Scientific classification
- Kingdom: Plantae
- Clade: Embryophytes
- Clade: Tracheophytes
- Clade: Spermatophytes
- Clade: Angiosperms
- Clade: Monocots
- Order: Alismatales
- Family: Tofieldiaceae
- Genus: Harperocallis
- Species: H. sipapoensis
- Binomial name: Harperocallis sipapoensis (L.M.Campb.) L.M.Campb. & Dorr
- Synonyms: Isidrogalvia sipapoensis L.M.Campb.;

= Harperocallis sipapoensis =

- Genus: Harperocallis
- Species: sipapoensis
- Authority: (L.M.Campb.) L.M.Campb. & Dorr
- Synonyms: Isidrogalvia sipapoensis L.M.Campb.

Species of flowering plant

Harperocallis sipapoensis is a species of flowering plant in the family Tofieldiaceae.
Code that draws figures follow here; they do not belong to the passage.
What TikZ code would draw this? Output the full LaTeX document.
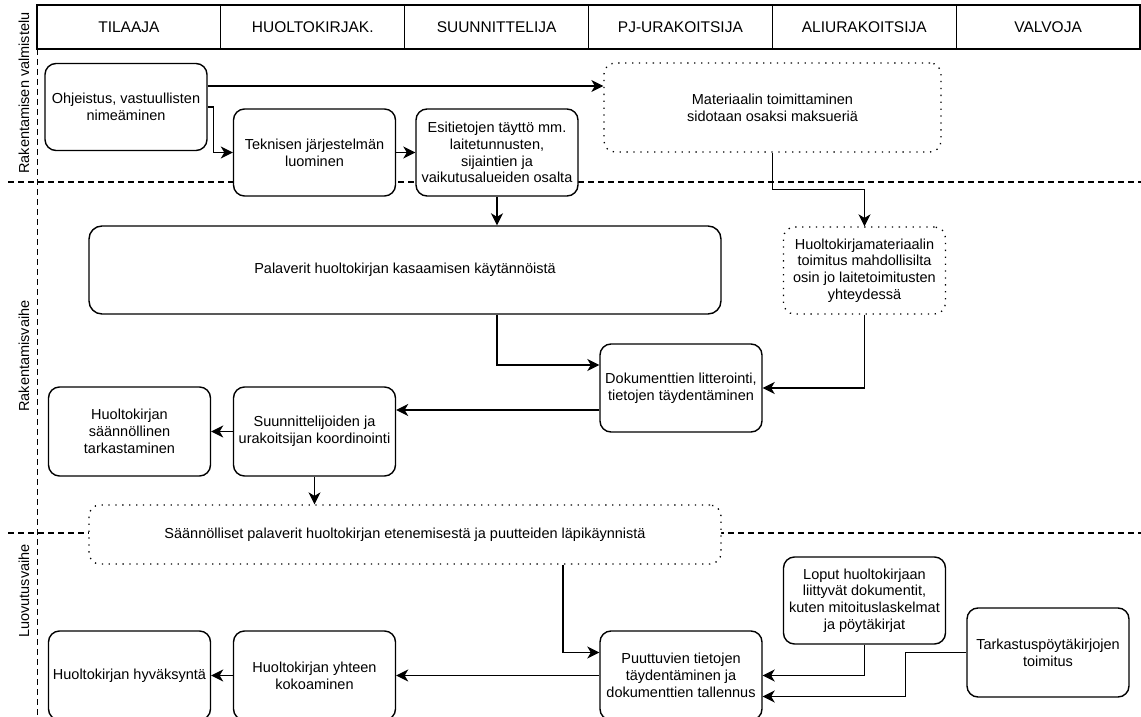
\documentclass[tikz,border=0pt]{standalone}
\usepackage{fontspec}
\setmainfont{Liberation Sans}
\usetikzlibrary{arrows.meta,calc}
\begin{document}
\begin{tikzpicture}[x=1pt,y=-1pt,
  every node/.style={font=\fontsize{14.5}{16.8}\selectfont, align=center},
  box/.style={draw, line width=1.4pt, rounded corners=11pt, fill=white, minimum width=162pt, minimum height=87pt, inner sep=2pt},
  dotbox/.style={box, line width=1.3pt, dash pattern=on 1.3pt off 5.6pt},
  lanehead/.style={draw, line width=1.3pt, minimum width=183.83pt, minimum height=44pt, inner sep=0pt, font=\fontsize{15.5}{17}\selectfont},
  sep/.style={line width=1.3pt, dash pattern=on 6pt off 4pt},
  arr/.style={line width=1.4pt, -{Stealth[length=12pt,width=12pt,inset=3.5pt]}},
  phase/.style={rotate=90, inner sep=0pt}
]
\path[use as bounding box, fill=white] (0,0) rectangle (1141,717);

% lane separators
\draw[sep] (37.5,49) -- (37.5,717);
\draw[sep] (8,182) -- (1141,182);
\draw[sep] (8,533) -- (1141,533);

% header
\node[lanehead] (h1) at (128.9,27) {TILAAJA};
\node[lanehead] (h2) at (312.75,27) {HUOLTOKIRJAK.};
\node[lanehead] (h3) at (496.6,27) {SUUNNITTELIJA};
\node[lanehead] (h4) at (680.4,27) {PJ-URAKOITSIJA};
\node[lanehead] (h5) at (864.25,27) {ALIURAKOITSIJA};
\node[lanehead] (h6) at (1048.1,27) {VALVOJA};

% phase labels
\node[phase] (p1) at (24,93) {Rakentamisen valmistelu};
\node[phase] (p2) at (24,356) {Rakentamisvaihe};
\node[phase] (p3) at (24,591) {Luovutusvaihe};

% boxes
\node[box] (ohj) at (126,107) {Ohjeistus, vastuullisten\\nimeäminen};
\node[box] (tek) at (314.5,152.5) {Teknisen järjestelmän\\luominen};
\node[box] (esi) at (497,152.5) {Esitietojen täyttö mm.\\laitetunnusten,\\sijaintien ja\\vaikutusalueiden osalta};
\node[dotbox, minimum width=337pt, minimum height=89pt] (mat) at (772.5,107.5) {Materiaalin toimittaminen\\sidotaan osaksi maksueriä};
\node[box, minimum width=632pt, minimum height=88pt, rounded corners=13pt] (pal) at (405,270) {Palaverit huoltokirjan kasaamisen käytännöistä};
\node[dotbox] (hmat) at (864.5,270.5) {Huoltokirjamateriaalin\\toimitus mahdollisilta\\osin jo laitetoimitusten\\yhteydessä};
\node[box, minimum height=88pt] (dok) at (681,388) {Dokumenttien litterointi,\\tietojen täydentäminen};
\node[box, minimum height=89pt] (suu) at (314.5,431.5) {Suunnittelijoiden ja\\urakoitsijan koordinointi};
\node[box, minimum height=89pt] (htark) at (129.5,431.5) {Huoltokirjan\\säännöllinen\\tarkastaminen};
\node[dotbox, minimum width=632pt, minimum height=59pt] (saan) at (405,534.5) {Säännölliset palaverit huoltokirjan etenemisestä ja puutteiden läpikäynnistä};
\node[box] (lop) at (864.5,600.5) {Loput huoltokirjaan\\liittyvät dokumentit,\\kuten mitoituslaskelmat\\ja pöytäkirjat};
\node[box, minimum height=89pt] (tar) at (1048,652.5) {Tarkastuspöytäkirjojen\\toimitus};
\node[box, minimum height=89pt] (puu) at (681,675.5) {Puuttuvien tietojen\\täydentäminen ja\\dokumenttien tallennus};
\node[box, minimum height=89pt] (yht) at (314.5,675.5) {Huoltokirjan yhteen\\kokoaminen};
\node[box, minimum height=89pt] (hyv) at (129.5,675.5) {Huoltokirjan hyväksyntä};

% connectors
\draw[arr] ([yshift=21pt]ohj.east) -- ([yshift=21pt]ohj.east -| mat.west);
\draw[arr] (ohj.east) -- ++(6,0) |- (tek.west);
\draw[arr] (tek.east) -- (esi.west);
\draw[arr] (esi.south) -- (esi.south |- pal.north);
\draw[arr] (mat.south) -- ++(0,37) -| (hmat.north);
\draw[arr] (esi.south |- pal.south) |- ([yshift=23pt]dok.west);
\draw[arr] (hmat.south) |- (dok.east);
\draw[arr] ([yshift=-22pt]dok.west) -- ([yshift=-22pt]dok.west -| suu.east);
\draw[arr] (suu.west) -- (htark.east);
\draw[arr] (suu.south) -- (suu.south |- saan.north);
\draw[arr] ([xshift=158pt]saan.south) |- ([yshift=23pt]puu.west);
\draw[arr] (puu.west) -- (yht.east);
\draw[arr] (yht.west) -- (hyv.east);
\draw[arr] (lop.south) |- (puu.east);
\draw[arr] (tar.west) -- ++(-61,0) |- ([yshift=-21pt]puu.east);
\end{tikzpicture}
\end{document}
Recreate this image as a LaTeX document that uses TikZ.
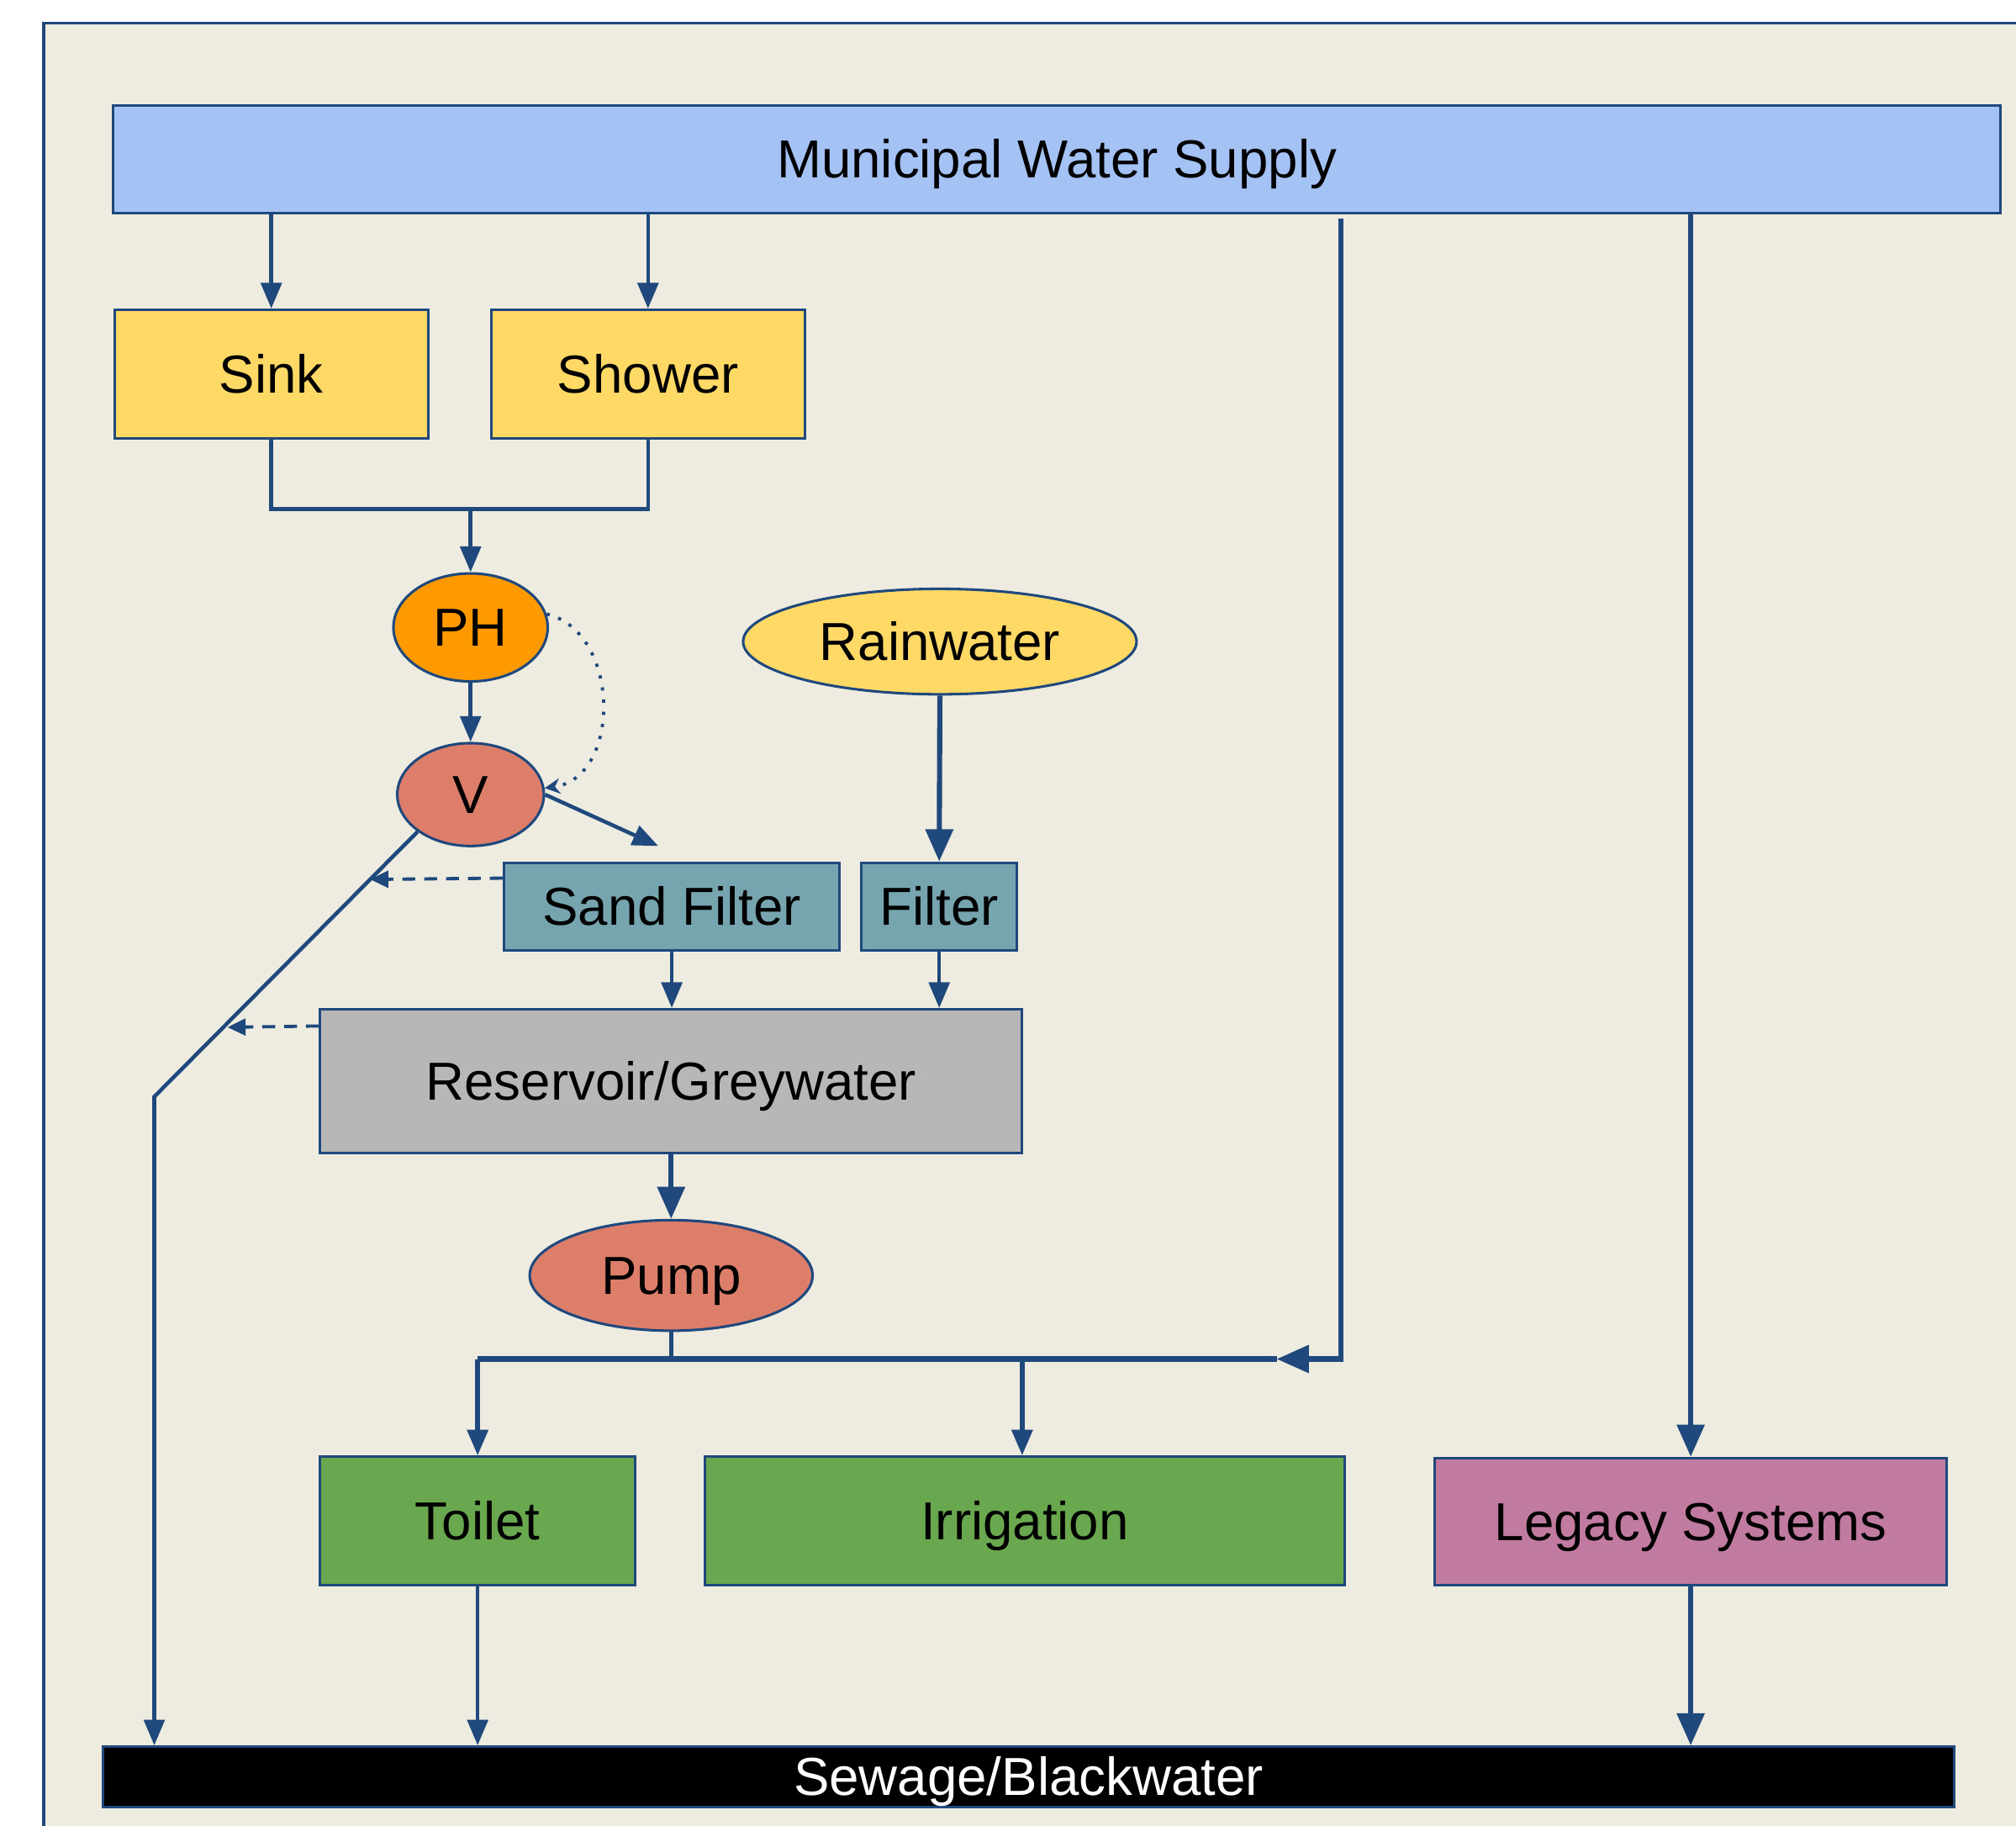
\documentclass[tikz,border=0pt]{standalone}
\usepackage{fontspec}
\setmainfont{Liberation Sans}
\usepackage{xcolor}
\usepackage{tikz}
\usetikzlibrary{arrows.meta,calc,shapes}

\definecolor{pipeblue}{RGB}{31,73,125}
\definecolor{paper}{RGB}{238,236,225}
\definecolor{mainsblue}{RGB}{164,194,244}
\definecolor{fixturegold}{RGB}{255,217,102}
\definecolor{phorange}{RGB}{255,153,0}
\definecolor{valvered}{RGB}{221,126,107}
\definecolor{filterteal}{RGB}{118,165,175}
\definecolor{tankgrey}{RGB}{183,183,183}
\definecolor{usegreen}{RGB}{106,168,79}
\definecolor{legacypink}{RGB}{194,123,160}

\begin{document}
\begin{tikzpicture}[x=1pt, y=-1pt,
  unit/.style={rectangle, draw=pipeblue, line width=2pt, inner sep=0pt, text height=29pt, text depth=0pt, font=\fontsize{41.6}{50}\selectfont},
  blob/.style={ellipse, draw=pipeblue, line width=2pt, inner sep=0pt, text height=29pt, text depth=0pt, font=\fontsize{41.6}{50}\selectfont},
  flow/.style={draw=pipeblue, line width=3pt, -{Triangle[length=20pt,width=16pt]}},
  mainflow/.style={draw=pipeblue, line width=4pt, -{Triangle[length=25pt,width=21pt]}},
  plain/.style={draw=pipeblue, line width=3pt},
  backwash/.style={draw=pipeblue, line width=2.5pt, dash pattern=on 10pt off 7pt, -{Triangle[length=14pt,width=13pt]}},
  control/.style={draw=pipeblue, line width=2.5pt, dash pattern=on 2.5pt off 7pt, -{Stealth[length=12pt,width=12pt]}}]

\useasboundingbox (0,0) rectangle (1568,1420);
\fill[paper] (34,18) rectangle (1568,1420);
\draw[pipeblue, line width=2pt] (34,1420) -- (34,18) -- (1568,18);

\node[unit, fill=mainsblue, minimum width=1468pt, minimum height=84pt] (mws) at (822,124) {Municipal Water Supply};
\node[unit, fill=fixturegold, minimum width=244pt, minimum height=100pt] (sink) at (211,291) {Sink};
\node[unit, fill=fixturegold, minimum width=244pt, minimum height=100pt] (shower) at (504,291) {Shower};
\node[blob, fill=phorange, minimum width=120pt, minimum height=84pt] (ph) at (366,488) {PH};
\node[blob, fill=valvered, minimum width=114pt, minimum height=80pt] (valve) at (366,618) {V};
\node[blob, fill=fixturegold, minimum width=306pt, minimum height=82pt] (rain) at (731,499) {Rainwater};
\node[unit, fill=filterteal, minimum width=261pt, minimum height=68pt] (sand) at (522.5,705) {Sand Filter};
\node[unit, fill=filterteal, minimum width=121pt, minimum height=68pt] (filt) at (730.5,705) {Filter};
\node[unit, fill=tankgrey, minimum width=546pt, minimum height=112pt] (res) at (522,841) {Reservoir/Greywater};
\node[blob, fill=valvered, minimum width=220pt, minimum height=86pt] (pump) at (522,992) {Pump};
\node[unit, fill=usegreen, minimum width=245pt, minimum height=100pt] (toilet) at (371.5,1183) {Toilet};
\node[unit, fill=usegreen, minimum width=498pt, minimum height=100pt] (irr) at (797,1183) {Irrigation};
\node[unit, fill=legacypink, minimum width=398pt, minimum height=99pt] (legacy) at (1315,1183.5) {Legacy Systems};
\node[unit, fill=black, text=white, minimum width=1440pt, minimum height=47pt] (sewage) at (800,1382) {Sewage/Blackwater};

\coordinate (drain) at (366,396);
\coordinate (vout) at (512,658);
\coordinate (bend) at (120,853);
\coordinate (sandback) at (288,684);
\coordinate (resback) at (177,799);
\coordinate (mtap) at (1043,170);
\coordinate (mjoin) at (993,1057);

% supply
\draw[flow] (sink |- mws.south) -- (sink.north);
\draw[flow] (shower |- mws.south) -- (shower.north);
\draw[mainflow] (legacy |- mws.south) -- (legacy.north);

% greywater
\draw[plain] (sink.south) |- (drain) -| (shower.south);
\draw[flow] (drain) -- (ph.north);
\draw[flow] (ph.south) -- (valve.north);
\draw[control] (ph.10) .. controls +(58,14) and +(60,-8) .. (valve.5);
\draw[flow] (valve.east) -- (vout);
\draw[flow] (valve.215) -- (bend) -- (bend |- sewage.north);
\draw[backwash] ($(sand.north west)+(0,13)$) -- (sandback);
\draw[backwash] ($(res.north west)+(0,14)$) -- (resback);
\draw[mainflow] (rain.south) -- (filt.north);
\draw[flow] (sand.south) -- (sand.south |- res.north);
\draw[flow] (filt.south) -- (filt.south |- res.north);
\draw[mainflow] (res.south) -- (pump.north);

% distribution
\draw[plain] (pump.south) -- (pump.south |- mjoin);
\draw[draw=pipeblue, line width=4.5pt] (toilet.north |- mjoin) -- (mjoin);
\draw[mainflow] (mtap) |- (mjoin);
\draw[flow, line width=3.5pt] (toilet.north |- mjoin) -- (toilet.north);
\draw[flow, line width=3.5pt] ($(irr.north |- mjoin)+(-2,0)$) -- ($(irr.north)+(-2,0)$);

% blackwater
\draw[flow] (toilet.south) -- (toilet.south |- sewage.north);
\draw[mainflow] (legacy.south) -- (legacy.south |- sewage.north);

\end{tikzpicture}
\end{document}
It is native to, and named for, Cerro Sipapo, a mountain in Venezuela.

Harperocallis sipapoensis is a perennial or rhizomatous plant, with white tepals, and pendant (hanging) flowers. It was described in 2010, and moved to the genus Harperocallis in 2013.

==Taxonomy==
Harperocallis sipapoensis was described in 2010, by Lisa Campbell, as Isidrogalvia sipapoensis. In 2013, Campbell and Laurence Joseph Dorr moved it to the genus Harperocallis, along with nine other species.

The type material was collected on Cuao Massif, at an elevation of around 1700 m. The species' type locality is Cerro Sipapo, a mountain in Cuao Massif.

==Distribution==
Harperocallis sipapoensis is native to the wet tropical biome of south-west Venezuela, and is found on Cerro Sipapo. The species is known only from Cerro Sipapo, though it is expected to occur on nearby Cerro Autana.

The species grows in wet meadows dominated by shrubs.

==Description==
Harperocallis sipapoensis is a perennial or rhizomatous plant with underground storage organs. The plant is 23-50 cm tall, and has abundant, coarse roots.

The leaves are 7.5-17.5 cm long, 2-5 mm wide, and occasionally sickle-shaped. They have sheathes covering around a third of their length. The leaves have reddish-brown margins.

The tepals are narrowly elliptic, white, and turn green as they age. The inflorescence has one to four flowers. The inflorescence stem is 22-30 cm long.

The capsules have nine prominent ribs. The seeds are rod-shaped.

Harperocallis sipapoensis has pendant (hanging) flowers, which are unusual in the genus, though they are also present in Harperocallis penduliflora. H. sipapoensis has shorter, narrower, leaves, and fewer flowers on its inflorescences.

==Etymology==
The specific epithet refers to Cerro Sipapo.